Com 99,41% dos votos apurados, o “não” ganhou com 51,33% e o “sim” ficou com 48,67%. Dos bolivianos que vivem no Brasil, 76,08% votaram a favor de Evo e apenas 23,92% deram voto contrário. O resultado deste referendo, inesperado para o governo, está inserido em um complexo contexto nacional e internacional. Mais uma vez, a crise das commodities, reforçada pela queda das importações chinesas, afetou o cenário, fragilizando setores importantes da economia boliviana, como a mineração e a agricultura. Muitas minas de zinco diminuíram suas atividades nos últimos meses por conta da baixa do valor do produto no mercado internacional, gerando demissões. A queda no valor das exportações também afetou o Orçamento do governo – que, apesar da redução de receitas, conseguiu manter o crescimento do PIB em 5% e reduziu a pobreza no país.

No âmbito interno, casos de corrupção, aumento do custo de vida e demanda por alternância de poder pesaram contra Evo. Nos últimos meses, veio à tona um suposto caso de tráfico de influências envolvendo uma ex-companheira de Evo Morales que teria beneficiado a empresa chinesa CAMC, onde trabalha como gerente de marketing, ao fechar contratos com o governo. Ainda que a resposta oficial tenha sido rápida –  acionando a Justiça para executar títulos de garantia da empresa no valor de 158 milhões de pesos bolivianos (US$ 23 milhões) em represália a obras não concluídas -, a oposição explorou o caso e a imagem de Morales ficou manchada.

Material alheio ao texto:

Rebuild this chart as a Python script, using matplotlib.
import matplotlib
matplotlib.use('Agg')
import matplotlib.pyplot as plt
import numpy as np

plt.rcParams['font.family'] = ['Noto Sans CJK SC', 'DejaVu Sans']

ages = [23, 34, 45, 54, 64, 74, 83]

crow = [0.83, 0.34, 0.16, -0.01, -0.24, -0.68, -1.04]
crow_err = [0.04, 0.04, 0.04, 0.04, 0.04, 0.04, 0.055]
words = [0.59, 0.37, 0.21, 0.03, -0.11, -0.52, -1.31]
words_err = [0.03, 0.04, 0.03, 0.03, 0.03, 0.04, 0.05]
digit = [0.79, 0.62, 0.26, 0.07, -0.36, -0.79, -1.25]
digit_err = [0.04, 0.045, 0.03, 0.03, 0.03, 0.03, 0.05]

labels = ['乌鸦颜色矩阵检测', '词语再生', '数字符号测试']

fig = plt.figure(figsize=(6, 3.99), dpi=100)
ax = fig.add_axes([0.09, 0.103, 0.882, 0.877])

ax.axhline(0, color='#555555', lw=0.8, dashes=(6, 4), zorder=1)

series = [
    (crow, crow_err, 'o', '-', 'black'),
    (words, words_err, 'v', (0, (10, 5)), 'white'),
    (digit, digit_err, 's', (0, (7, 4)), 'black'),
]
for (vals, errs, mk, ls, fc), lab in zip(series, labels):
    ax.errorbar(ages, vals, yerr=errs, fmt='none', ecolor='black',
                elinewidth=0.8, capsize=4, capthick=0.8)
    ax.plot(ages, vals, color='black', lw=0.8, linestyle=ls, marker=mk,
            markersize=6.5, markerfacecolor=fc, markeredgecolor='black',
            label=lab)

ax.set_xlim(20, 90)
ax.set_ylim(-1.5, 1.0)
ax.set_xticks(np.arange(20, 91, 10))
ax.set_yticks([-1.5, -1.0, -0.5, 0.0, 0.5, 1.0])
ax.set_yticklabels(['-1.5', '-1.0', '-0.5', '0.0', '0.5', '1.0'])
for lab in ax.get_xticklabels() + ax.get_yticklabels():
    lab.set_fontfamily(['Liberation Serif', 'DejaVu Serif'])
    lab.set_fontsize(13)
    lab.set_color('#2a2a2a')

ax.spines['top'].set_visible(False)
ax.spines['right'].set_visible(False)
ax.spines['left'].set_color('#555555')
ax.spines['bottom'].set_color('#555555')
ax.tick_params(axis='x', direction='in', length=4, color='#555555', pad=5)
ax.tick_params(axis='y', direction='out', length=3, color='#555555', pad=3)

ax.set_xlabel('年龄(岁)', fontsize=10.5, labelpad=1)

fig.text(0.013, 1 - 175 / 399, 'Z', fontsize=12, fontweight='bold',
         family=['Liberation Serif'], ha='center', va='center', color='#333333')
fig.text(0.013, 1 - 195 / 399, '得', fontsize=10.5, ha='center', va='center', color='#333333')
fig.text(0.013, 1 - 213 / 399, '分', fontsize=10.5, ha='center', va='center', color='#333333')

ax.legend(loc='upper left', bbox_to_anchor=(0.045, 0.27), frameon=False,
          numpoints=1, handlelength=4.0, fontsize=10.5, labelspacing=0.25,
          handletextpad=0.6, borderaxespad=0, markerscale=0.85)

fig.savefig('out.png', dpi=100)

Meses antes, ocorreu um escândalo de desvio dos Fundos Indígenas, no valor de US$ 6,8 milhões, envolvendo mais de 200 pessoas. Um incêndio na prefeitura de El Alto, na zona metropolitana de La Paz, deixou seis mortos na quarta-feira (17), com possíveis motivações políticas relacionadas ao ex-prefeito ligado ao presidente.

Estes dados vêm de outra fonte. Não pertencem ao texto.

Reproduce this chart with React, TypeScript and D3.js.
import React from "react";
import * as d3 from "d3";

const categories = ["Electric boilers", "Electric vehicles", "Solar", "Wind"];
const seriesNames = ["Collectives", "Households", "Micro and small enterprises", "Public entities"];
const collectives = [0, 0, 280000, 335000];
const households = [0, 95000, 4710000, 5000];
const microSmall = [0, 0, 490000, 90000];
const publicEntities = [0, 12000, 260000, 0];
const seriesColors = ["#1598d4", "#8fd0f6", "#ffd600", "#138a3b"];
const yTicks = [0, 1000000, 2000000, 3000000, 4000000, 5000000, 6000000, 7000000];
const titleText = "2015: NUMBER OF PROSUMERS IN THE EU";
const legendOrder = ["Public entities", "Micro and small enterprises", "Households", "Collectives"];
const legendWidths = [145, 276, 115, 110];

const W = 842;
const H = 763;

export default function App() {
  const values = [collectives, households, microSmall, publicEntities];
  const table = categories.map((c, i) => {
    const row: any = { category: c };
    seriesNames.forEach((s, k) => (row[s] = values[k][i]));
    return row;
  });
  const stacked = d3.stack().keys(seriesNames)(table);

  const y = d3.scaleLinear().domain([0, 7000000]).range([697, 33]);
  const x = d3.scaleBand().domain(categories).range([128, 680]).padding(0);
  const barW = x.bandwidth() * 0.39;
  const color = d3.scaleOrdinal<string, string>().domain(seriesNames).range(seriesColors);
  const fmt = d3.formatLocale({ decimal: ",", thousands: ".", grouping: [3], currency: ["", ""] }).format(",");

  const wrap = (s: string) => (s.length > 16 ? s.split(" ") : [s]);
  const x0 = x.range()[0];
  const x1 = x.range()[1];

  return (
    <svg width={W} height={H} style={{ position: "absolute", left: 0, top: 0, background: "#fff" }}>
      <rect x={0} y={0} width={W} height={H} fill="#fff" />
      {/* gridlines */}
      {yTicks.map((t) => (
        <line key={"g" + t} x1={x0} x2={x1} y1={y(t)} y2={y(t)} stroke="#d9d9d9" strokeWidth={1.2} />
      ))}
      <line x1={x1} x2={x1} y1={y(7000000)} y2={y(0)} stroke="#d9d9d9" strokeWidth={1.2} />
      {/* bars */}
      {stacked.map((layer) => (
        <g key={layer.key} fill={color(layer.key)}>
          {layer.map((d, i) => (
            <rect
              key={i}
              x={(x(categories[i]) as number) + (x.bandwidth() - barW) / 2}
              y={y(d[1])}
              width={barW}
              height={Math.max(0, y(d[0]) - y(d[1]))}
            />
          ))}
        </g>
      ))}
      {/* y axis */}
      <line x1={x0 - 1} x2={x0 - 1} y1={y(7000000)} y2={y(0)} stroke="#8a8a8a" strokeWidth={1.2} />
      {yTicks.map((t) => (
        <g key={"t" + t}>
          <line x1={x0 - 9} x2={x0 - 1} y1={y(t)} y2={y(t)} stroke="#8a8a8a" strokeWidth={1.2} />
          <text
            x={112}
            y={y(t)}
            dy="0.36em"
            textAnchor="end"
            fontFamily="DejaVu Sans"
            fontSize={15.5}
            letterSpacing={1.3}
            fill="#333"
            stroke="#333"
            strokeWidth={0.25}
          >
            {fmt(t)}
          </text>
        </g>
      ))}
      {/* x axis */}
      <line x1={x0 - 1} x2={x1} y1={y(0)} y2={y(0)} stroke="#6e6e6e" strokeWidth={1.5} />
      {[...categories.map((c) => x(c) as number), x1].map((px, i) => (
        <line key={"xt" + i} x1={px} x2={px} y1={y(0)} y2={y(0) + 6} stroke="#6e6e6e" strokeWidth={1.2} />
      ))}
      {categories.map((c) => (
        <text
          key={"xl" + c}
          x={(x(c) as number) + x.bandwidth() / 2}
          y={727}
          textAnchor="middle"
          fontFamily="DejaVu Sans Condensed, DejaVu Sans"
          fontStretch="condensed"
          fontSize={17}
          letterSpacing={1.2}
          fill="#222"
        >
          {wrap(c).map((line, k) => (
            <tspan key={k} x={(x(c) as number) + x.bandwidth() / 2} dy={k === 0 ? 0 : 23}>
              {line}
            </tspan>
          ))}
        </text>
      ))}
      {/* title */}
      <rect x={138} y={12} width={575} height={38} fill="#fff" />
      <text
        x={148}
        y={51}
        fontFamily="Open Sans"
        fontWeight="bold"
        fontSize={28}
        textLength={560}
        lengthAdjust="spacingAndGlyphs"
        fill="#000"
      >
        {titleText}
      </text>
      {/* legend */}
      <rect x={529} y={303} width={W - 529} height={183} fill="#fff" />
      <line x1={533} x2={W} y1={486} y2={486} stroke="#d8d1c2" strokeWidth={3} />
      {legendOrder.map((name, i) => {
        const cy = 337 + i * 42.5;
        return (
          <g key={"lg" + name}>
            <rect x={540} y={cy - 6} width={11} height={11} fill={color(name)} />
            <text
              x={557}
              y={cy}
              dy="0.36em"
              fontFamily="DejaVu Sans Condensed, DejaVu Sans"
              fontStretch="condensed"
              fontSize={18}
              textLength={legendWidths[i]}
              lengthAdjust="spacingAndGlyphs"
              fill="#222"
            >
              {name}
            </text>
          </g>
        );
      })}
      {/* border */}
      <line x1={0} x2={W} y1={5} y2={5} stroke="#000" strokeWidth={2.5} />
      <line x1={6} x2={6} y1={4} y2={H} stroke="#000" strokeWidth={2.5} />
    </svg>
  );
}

A maioria dos bolivianos tem a percepção de que a corrupção não é um problema novo no país, mas todo caso tende a afetar a opinião pública no curto prazo. Em todos esses eventos, a imprensa local cumpriu um papel de oposição, especialmente a figura do jornalista Carlos Valverde, que trouxe à tona o caso CAMC. Ainda que alguns veículos tenham tomado posicionamentos mais brandos, não faltaram ataques frontais à figura de Morales.

“Não vamos pensar que esse governo não fez coisas positivas para o país, pois ele fez, mas lamentavelmente o entorno que tem o levou a um fracasso político. É precisamente por isso que o povo vota 'não' neste referendo”, avaliou o aposentado Orlando Iglesias, 64, em referência aos casos de corrupção.

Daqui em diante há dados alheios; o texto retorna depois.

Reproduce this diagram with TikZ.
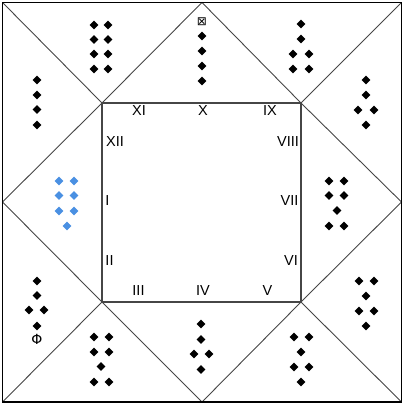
\documentclass[tikz,border=0pt]{standalone}
\usepackage{fontspec}
\setmainfont{Liberation Sans}
\newfontfamily\symfont{DejaVu Sans}
\usetikzlibrary{shapes.geometric}
\definecolor{pipblue}{RGB}{74,144,226}
\definecolor{edgegray}{RGB}{70,70,70}

\begin{document}
\begin{tikzpicture}[x=1pt, y=-1pt,
    pip/.style={diamond, fill=black, inner sep=0pt, minimum size=9pt},
    bluepip/.style={pip, fill=pipblue},
    hour/.style={inner sep=0pt, font=\fontsize{14.5}{16}\selectfont}]
  \useasboundingbox (0,0) rectangle (404,405);
  % corners of the frame and the dial
  \coordinate (oa) at (2.5,2.5);   \coordinate (ob) at (401.5,2.5);
  \coordinate (oc) at (401.5,402); \coordinate (od) at (2.5,402);
  \coordinate (ia) at (102,103);   \coordinate (ib) at (301,103);
  \coordinate (ic) at (301,302);   \coordinate (id) at (102,302);
  \coordinate (mt) at (202,2.5);   \coordinate (mr) at (401.5,202);
  \coordinate (mb) at (202,402);   \coordinate (ml) at (2.5,202);
  \draw[edgegray, line width=0.9pt] (oa) -- (ia) (ob) -- (ib) (oc) -- (ic) (od) -- (id);
  \draw[edgegray, line width=0.9pt] (ml) -- (ia) -- (mt) -- (ib) -- (mr) -- (ic) -- (mb) -- (id) -- cycle;
  \draw[edgegray, line width=1.1pt] (ia) rectangle (ic);
  \draw[black, line width=1.3pt] (oa) rectangle (oc);
  % hour marks
  \node[hour] (h11) at (139,110.5) {XI};
  \node[hour] (h10) at (203,110.5) {X};
  \node[hour] (h9) at (270,110.5) {IX};
  \node[hour] (h12) at (115,141.5) {XII};
  \node[hour] (h8) at (288,142) {VIII};
  \node[hour] (h1) at (107.5,201) {I};
  \node[hour] (h7) at (289.5,201) {VII};
  \node[hour] (h2) at (109.5,260.5) {II};
  \node[hour] (h6) at (291,261) {VI};
  \node[hour] (h3) at (138.5,291) {III};
  \node[hour] (h4) at (203,291) {IV};
  \node[hour] (h5) at (267.5,291) {V};
  % pips in the twelve triangles
  \foreach \px/\py in {94/25, 108/25, 94/39.5, 108/39.5, 94/54, 108/54, 94/69, 108/69}
    \node[pip] at (\px,\py) {};
  \foreach \py in {36,51,66,81}
    \node[pip] at (202,\py) {};
  \foreach \px/\py in {301/24, 301/39, 293/54, 309/54, 293/69, 309/69}
    \node[pip] at (\px,\py) {};
  \foreach \px/\py in {366/80, 366/95, 358/110, 374/110, 366/125}
    \node[pip] at (\px,\py) {};
  \foreach \px/\py in {329/181, 344/181, 329/195.5, 344/195.5, 337/210.5, 329/226, 344/226}
    \node[pip] at (\px,\py) {};
  \foreach \px/\py in {359/281, 374/281, 366/296, 359/311, 374/311, 366/326}
    \node[pip] at (\px,\py) {};
  \foreach \px/\py in {294/337, 309/337, 301/352, 294/367, 309/367, 301/382}
    \node[pip] at (\px,\py) {};
  \foreach \px/\py in {201/324, 201/339.5, 194/354, 209/354, 201/369.5}
    \node[pip] at (\px,\py) {};
  \foreach \px/\py in {94/337, 109/337, 94/352, 109/352, 101/366.5, 94/382, 109/382}
    \node[pip] at (\px,\py) {};
  \foreach \px/\py in {37/281, 37/295.5, 29/310, 44/310, 37/326}
    \node[pip] at (\px,\py) {};
  \foreach \px/\py in {59/181, 74/181, 59/195.5, 74/195.5, 59/211, 74/211, 67/226}
    \node[bluepip] at (\px,\py) {};
  \foreach \py in {80,95,109.5,125}
    \node[pip] at (37,\py) {};
  % odd marks
  \node[inner sep=0pt, font=\symfont\fontsize{12}{13}\selectfont] (box) at (202,22) {⊠};
  \node[inner sep=0pt, font=\symfont\fontsize{14}{15}\selectfont] (phi) at (37,339) {Φ};
\end{tikzpicture}
\end{document}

Por outro lado, a inclusão de populações marginalizadas na economia boliviana, ainda que seja bem-vista por diversos setores da sociedade, acabou acarretando uma alta generalizada do custo de vida nas cidades, afetando principalmente os preços dos alimentos. As famílias de classe média em geral reclamam que Morales “governa apenas para os pobres”.

Finalmente, a carreira presidencial de Evo parece ter atingido seu limite no imaginário da população a partir dos parâmetros do que é “democrático e republicano”. Eleito pela primeira vez em 2005, Morales teve seu mandato “renovado” após uma nova Constituição entrar em vigor em 2009 e foi reeleito em 2014, sempre com maioria absoluta de votos. Caso o “sim” saísse vitorioso no referendo, Evo e Álvaro teriam a possibilidade de permanecer um total de 20 anos no poder.

Membros e apoiadores do MAS (Movimento ao Socialismo), o partido do governo, afirmaram que não estavam a favor da alteração constitucional por considerar demasiado o tempo de permanência no poder.

“Sempre votei em Evo, mas essa vontade de permanecer no poder me cheira a ditadura”, justificou Luis Gutierrez, empresário do turismo que diz ter votado em Morales nos últimos dez anos, mas que agora mudou de opinião.

A questão que surge é a atual falta de nomes fortes, tanto no partido governista quanto na oposição, que se apresentem como alternativas após o fim do mandato Morales-Garcia. Pode-se dizer que o referendo foi uma tentativa frustrada para contornar essa carência de lideranças. Ainda assim, antes mesmo do resultado do referendo, membros da oposição chegaram a afirmar que uma vitória do “não” significaria uma derrota política para Morales, que perderia legitimidade para governar e deveria deixar o cargo. Agora, resta acompanhar se o país entrará em clima de instabilidade política ou se apenas se abrirá uma vaga a ser ocupada democraticamente nas próximas eleições.